The first half of the movie is goofy but not funny. It opens with a bald white guy sitting at a desk labeled, if I remember right, "Dr. Serizawa" (he's the scientist who killed Gojira) lecturing the audience about the penalties of ignoring mythical monsters. We then meet the heroine, a former pop singer returning to her home village because she has realized that she has "absolutely no talent." She is played by Misato Hirata, who, judging from a Google image search, is primarily an underwear model. She is really very cute and plays the role straight. In a scene of mock pathos, her grandmother is killed by a group of youths riding around in a convertible shouting incoherently. About forty minutes in, the heroine is kidnapped and gets into the hands of the wack villains, who range from a bitter parody of the late insane ultranationalist Yukio Mishima to an insane mad scientist's granddaughter who pushes her grandfather's mummy around in a wheelchair in a way that I personally found revolting. The kappa, which earlier was dancing about as badly as a child in a heavy padded suit can dance, arrives and starts with the sumotori and other martial arts. trying to save the day.

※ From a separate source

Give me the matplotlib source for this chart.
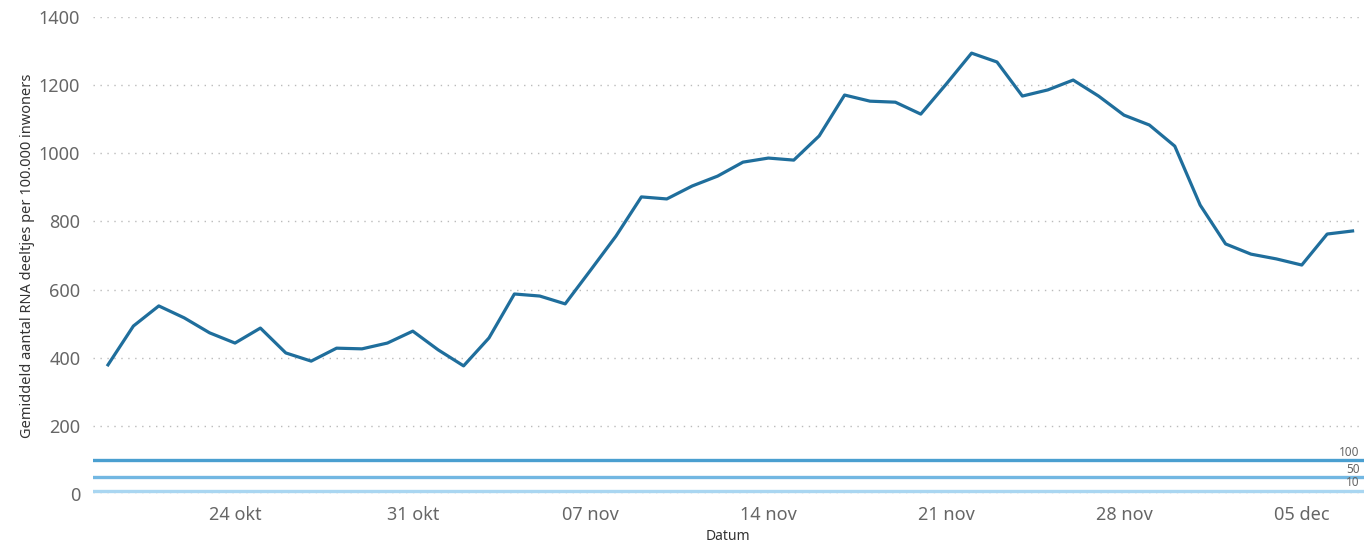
import matplotlib.pyplot as plt
import matplotlib.dates as mdates
import numpy as np
import pandas as pd

# daily averages, 19 okt - 7 dec
dates = pd.date_range('2020-10-19', '2020-12-07', freq='D')
values = [379, 493, 552, 517, 473, 443, 487, 414, 390, 428,
          426, 443, 478, 423, 376, 458, 587, 581, 558, 657,
          757, 872, 866, 904, 933, 974, 986, 980, 1051, 1171,
          1153, 1150, 1115, 1203, 1294, 1268, 1168, 1186, 1215, 1168,
          1112, 1083, 1021, 848, 734, 704, 690, 672, 763, 772]

ref_levels = [100, 50, 10]
ref_colors = ['#4a9fd0', '#72b7e2', '#a9d6f1']

tick_dates = pd.to_datetime(['2020-10-24', '2020-10-31', '2020-11-07', '2020-11-14',
                             '2020-11-21', '2020-11-28', '2020-12-05'])
tick_labels = ['24 okt', '31 okt', '07 nov', '14 nov', '21 nov', '28 nov', '05 dec']

plt.rcParams['font.family'] = ['Noto Sans', 'DejaVu Sans']

fig = plt.figure(figsize=(13.64, 5.42), dpi=100)
ax = fig.add_axes([0.068, 0.0886, 0.932, 0.880])

# reference lines with small labels at the right edge
for level, col in zip(ref_levels, ref_colors):
    ax.axhline(level, color=col, lw=2.4, zorder=2)
    ax.annotate(str(level), xy=(1.0, level), xycoords=('axes fraction', 'data'),
                xytext=(-3, 1), textcoords='offset points', ha='right', va='bottom',
                fontsize=8.5, color='#666666')

ax.plot(dates, values, color='#1f6e9c', lw=2.3, zorder=3)

ax.set_ylim(0, 1400)
ax.set_yticks(range(0, 1401, 200))
ax.set_xlim(dates[0] - pd.Timedelta(days=0.6), dates[-1] + pd.Timedelta(days=0.45))
ax.set_xticks(tick_dates)
ax.set_xticklabels(tick_labels)

ax.grid(axis='y', linestyle=(0, (1, 4)), color='#bbbbbb', lw=1.0, zorder=1)
ax.tick_params(length=0, labelsize=13, labelcolor='#666666', pad=9)
ax.tick_params(axis='x', pad=9)
for s in ax.spines.values():
    s.set_visible(False)

ax.set_ylabel('Gemiddeld aantal RNA deeltjes per 100.000 inwoners', fontsize=10.5, color='#333333', labelpad=3)
ax.set_xlabel('Datum', fontsize=10, color='#333333', labelpad=3)

fig.savefig('out.png', dpi=100, facecolor='white')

Then an atomic bomb goes off with some ludicrous, ludicrous, LUDICROUS special effects.

Then any attempt at plot consistency is discarded as a dumb-looking suitmation monster called Hangyolas rampages through a city. Here the movie comments on the Toho tradition in various ways that, although clever, seem like a series of slaps to someone like me who likes the older movies despite their known faults. I won't list all the jokes or the mockery, but there is a lot of it, focused partly on exposing the cheesy model work and the wires, partly on making fun of the Japanese Self-Defense Force, partly on making fun of the older movies. I'm not sure exactly how funny it is in Japan to have a whole unit of soldiers holding up their rifles but unable to fire at the monster because they are all too afraid, or how funny it is to have a jet pilot wearing eye shadow, or how funny it is repeatedly to show an officer with a severe overbite who looks like a bad stereotype of a mentally retarded person. I was stunned, but I didn't laugh. I felt that this humor was nasty and vicious all the way through.

Other reviewers have complained in their Death Kappa reviews about Dai Nipponjin/Big Man Japan. I don't get all the topical Japanese-culture reference in that movie, but it is subtle and character-driven and has plot consistently up until the last fifteen minutes. I didn't find it mean-spirited like Death Kappa.